I first tried the superglue-and-baking-soda trick back in Post #1997, where I made an expedient repair to a plastic-bodied wrist watch with a broken watch band lug.
FYI, the baking soda isn’t merely a physical filler, it interacts chemically with the superglue and cures the superglue in a completely different fashion from what would normally happen. The result is stronger than superglue alone, and has better adherence to whatever you’re trying to glue to (reference).
When my wife snapped the plastic frame of her eyeglasses last week, that method was the first thing that came to mind. Like the wristwatch lug, you have a tiny surface area of plastic to glue to, and yet the part has to take a lot of mechanical stress.
And, in fact, that same superglue-and-baking-soda method worked exceptionally well to hold her eyeglasses together until the replacement frames arrived.
As common sense suggests, first wash and dry both parts to clean the plastic surfaces. (Just dish soap and water).
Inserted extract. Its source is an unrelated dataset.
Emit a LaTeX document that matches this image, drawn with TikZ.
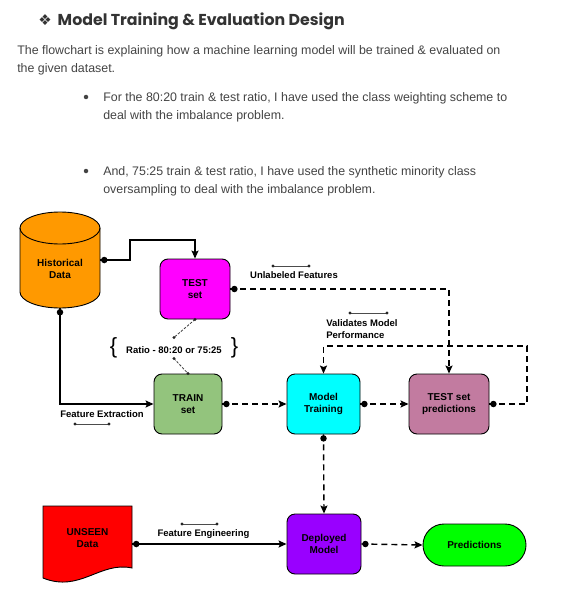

Then, first super-glue the plastic parts back together, to get the alignment right. If the snap was clean, this should look good when re-assembled. But super glue, by itself, isn’t strong enough. Lot of leverage on this part.
And note that, for this next part, you need liquid superglue. Gel won’t properly “wet” the baking soda.
I then added a thin layer of baking soda and super glue all around the broken plastic. For a thin layer, just wet the plastic with superglue and quickly heap on baking soda. Give it a few seconds to harden. Brush off what remains loose. Use sandpaper to smooth the surface.
Alternatively, you can build the thicker part of the patch by first laying down a thin, shaped layer of baking soda (make a “wall” of masking tape around the edge to keep the powder from spilling over), then quickly wetting it with liquid superglue. That was shown in Post #1997, the broken watch lug post. When fully hardened, file it down and shape it with careful use of a common (flat bastard) metal file. Sandpaper to remove any rough bits.
The result is an unobtrusive and surprisingly sturdy repair. I didn’t try to match the frame color or otherwise make it blend in.
Better than a piece of tape, for sure.
It’s now been a week, and the replacement frames have arrived. I doubt that this repair is going to survive having the lenses pulled out of the old frames. But it was more than good enough to hold the broken frames together, until the new frames could get here.
I believe baking-soda-and-liquid-superglue is is now my go-to method for unavoidable repairs on rigid plastics.